#### PROBLEM DESCRIPTION
Write out again, word for word, the lines below from the line that holds "Rebuild this chart" through the line that holds "import plotly.graph_objects as go", omitting pictures.

>> Start RECORDS FOR THIS EXERCISE

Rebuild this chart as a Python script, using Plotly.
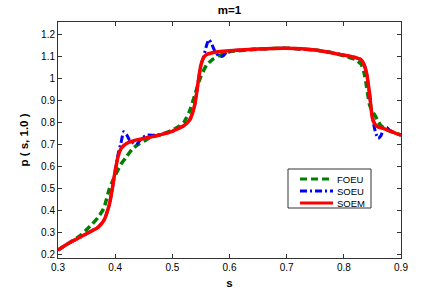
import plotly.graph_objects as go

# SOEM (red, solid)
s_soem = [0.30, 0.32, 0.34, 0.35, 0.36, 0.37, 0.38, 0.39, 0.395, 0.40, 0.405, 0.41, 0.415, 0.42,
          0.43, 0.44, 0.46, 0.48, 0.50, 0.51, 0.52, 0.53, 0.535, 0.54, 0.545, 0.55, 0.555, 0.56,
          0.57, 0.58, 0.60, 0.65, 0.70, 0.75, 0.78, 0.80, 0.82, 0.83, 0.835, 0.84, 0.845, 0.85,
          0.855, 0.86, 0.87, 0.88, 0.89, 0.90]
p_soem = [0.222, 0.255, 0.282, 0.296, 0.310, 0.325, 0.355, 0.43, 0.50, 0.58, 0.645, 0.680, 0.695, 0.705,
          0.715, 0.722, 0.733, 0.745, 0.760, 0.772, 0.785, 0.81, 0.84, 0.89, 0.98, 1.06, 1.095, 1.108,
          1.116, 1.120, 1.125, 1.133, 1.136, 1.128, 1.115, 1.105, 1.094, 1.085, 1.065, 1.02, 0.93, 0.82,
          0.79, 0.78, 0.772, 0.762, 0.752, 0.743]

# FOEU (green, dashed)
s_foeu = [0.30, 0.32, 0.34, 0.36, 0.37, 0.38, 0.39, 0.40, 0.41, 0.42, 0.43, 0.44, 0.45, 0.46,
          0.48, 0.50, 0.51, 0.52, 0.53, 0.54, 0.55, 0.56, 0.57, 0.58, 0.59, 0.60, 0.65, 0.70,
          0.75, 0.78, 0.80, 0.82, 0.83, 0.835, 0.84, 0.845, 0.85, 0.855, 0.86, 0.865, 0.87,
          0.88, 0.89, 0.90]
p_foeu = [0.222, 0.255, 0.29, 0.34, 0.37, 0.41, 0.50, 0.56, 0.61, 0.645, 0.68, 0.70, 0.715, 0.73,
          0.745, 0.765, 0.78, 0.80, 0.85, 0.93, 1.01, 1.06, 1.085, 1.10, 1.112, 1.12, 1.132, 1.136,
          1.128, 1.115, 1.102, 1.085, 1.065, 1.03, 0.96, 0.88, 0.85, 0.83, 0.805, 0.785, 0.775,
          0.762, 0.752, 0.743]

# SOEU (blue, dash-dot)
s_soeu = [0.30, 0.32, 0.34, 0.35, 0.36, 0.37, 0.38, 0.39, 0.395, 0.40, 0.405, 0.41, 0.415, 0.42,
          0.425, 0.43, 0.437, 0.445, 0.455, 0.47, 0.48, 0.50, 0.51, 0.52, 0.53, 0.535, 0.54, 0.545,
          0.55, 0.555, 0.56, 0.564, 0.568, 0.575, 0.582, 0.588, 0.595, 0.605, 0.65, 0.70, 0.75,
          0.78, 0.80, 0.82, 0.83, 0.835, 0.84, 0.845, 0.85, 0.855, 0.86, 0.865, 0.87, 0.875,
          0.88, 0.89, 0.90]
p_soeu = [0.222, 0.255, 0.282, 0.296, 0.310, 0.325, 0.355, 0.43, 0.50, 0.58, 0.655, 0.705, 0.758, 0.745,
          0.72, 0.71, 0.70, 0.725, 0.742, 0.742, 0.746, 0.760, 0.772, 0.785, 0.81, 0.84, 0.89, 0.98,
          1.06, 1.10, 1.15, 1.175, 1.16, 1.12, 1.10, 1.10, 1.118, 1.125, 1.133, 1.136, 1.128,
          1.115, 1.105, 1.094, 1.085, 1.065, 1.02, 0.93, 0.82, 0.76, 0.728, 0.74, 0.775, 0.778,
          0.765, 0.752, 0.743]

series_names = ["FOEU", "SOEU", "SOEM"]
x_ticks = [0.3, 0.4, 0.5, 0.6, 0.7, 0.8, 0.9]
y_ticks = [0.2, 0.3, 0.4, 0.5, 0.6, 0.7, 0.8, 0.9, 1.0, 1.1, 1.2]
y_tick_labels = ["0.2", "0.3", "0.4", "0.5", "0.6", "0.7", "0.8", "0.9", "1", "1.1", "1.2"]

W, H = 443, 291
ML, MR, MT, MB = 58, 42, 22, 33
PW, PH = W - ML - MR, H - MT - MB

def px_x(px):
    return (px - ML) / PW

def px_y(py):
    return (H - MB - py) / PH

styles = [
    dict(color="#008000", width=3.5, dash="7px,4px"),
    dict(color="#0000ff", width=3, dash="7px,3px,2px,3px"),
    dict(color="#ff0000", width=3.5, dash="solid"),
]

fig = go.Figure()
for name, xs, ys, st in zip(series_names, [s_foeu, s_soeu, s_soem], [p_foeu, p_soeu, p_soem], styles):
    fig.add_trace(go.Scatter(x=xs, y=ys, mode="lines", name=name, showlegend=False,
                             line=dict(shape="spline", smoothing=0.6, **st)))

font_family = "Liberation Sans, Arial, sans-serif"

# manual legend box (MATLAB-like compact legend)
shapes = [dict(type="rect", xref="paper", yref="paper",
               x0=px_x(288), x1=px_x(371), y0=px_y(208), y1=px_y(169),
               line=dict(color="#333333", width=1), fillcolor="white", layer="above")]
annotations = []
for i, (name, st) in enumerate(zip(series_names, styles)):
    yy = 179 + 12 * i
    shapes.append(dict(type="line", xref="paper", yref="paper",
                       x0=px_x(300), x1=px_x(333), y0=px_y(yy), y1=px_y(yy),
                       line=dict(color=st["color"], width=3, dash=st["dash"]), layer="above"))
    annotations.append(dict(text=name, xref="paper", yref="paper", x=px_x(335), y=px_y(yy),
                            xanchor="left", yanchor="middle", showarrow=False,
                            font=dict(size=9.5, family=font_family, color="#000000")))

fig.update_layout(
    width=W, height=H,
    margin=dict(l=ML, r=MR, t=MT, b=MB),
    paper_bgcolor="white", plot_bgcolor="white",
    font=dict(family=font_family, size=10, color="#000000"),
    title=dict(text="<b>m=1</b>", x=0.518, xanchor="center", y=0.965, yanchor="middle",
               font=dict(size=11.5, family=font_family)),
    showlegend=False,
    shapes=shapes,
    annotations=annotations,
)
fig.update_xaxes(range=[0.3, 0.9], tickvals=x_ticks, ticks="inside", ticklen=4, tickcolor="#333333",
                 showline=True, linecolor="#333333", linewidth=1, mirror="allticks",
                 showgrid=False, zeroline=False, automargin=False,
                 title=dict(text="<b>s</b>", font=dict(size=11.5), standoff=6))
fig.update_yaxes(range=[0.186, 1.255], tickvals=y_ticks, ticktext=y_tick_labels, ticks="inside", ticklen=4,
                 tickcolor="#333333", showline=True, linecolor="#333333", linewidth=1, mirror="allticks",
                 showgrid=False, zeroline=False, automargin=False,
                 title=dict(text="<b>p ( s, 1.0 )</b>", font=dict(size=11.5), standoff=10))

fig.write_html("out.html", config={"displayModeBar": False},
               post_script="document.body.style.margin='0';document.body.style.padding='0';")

>> End RECORDS FOR THIS EXERCISE
>> Start RECORDS FOR THIS EXERCISE

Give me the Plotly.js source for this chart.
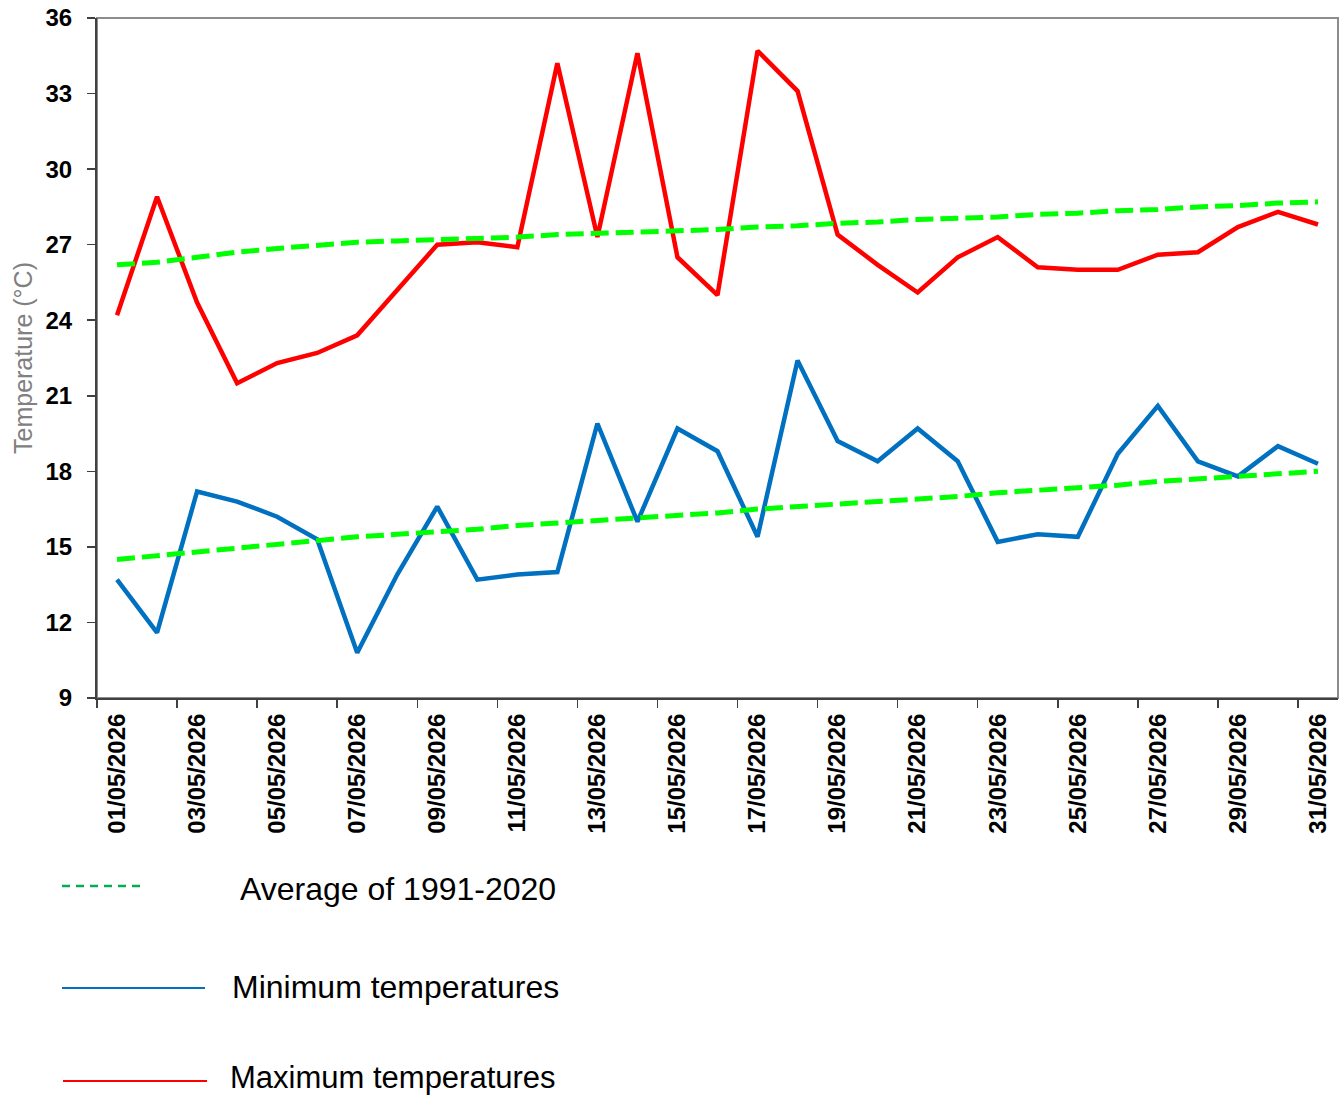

>> End RECORDS FOR THIS EXERCISE

#### WRITTEN ANSWER
Rebuild this chart as a Python script, using Plotly.
import plotly.graph_objects as go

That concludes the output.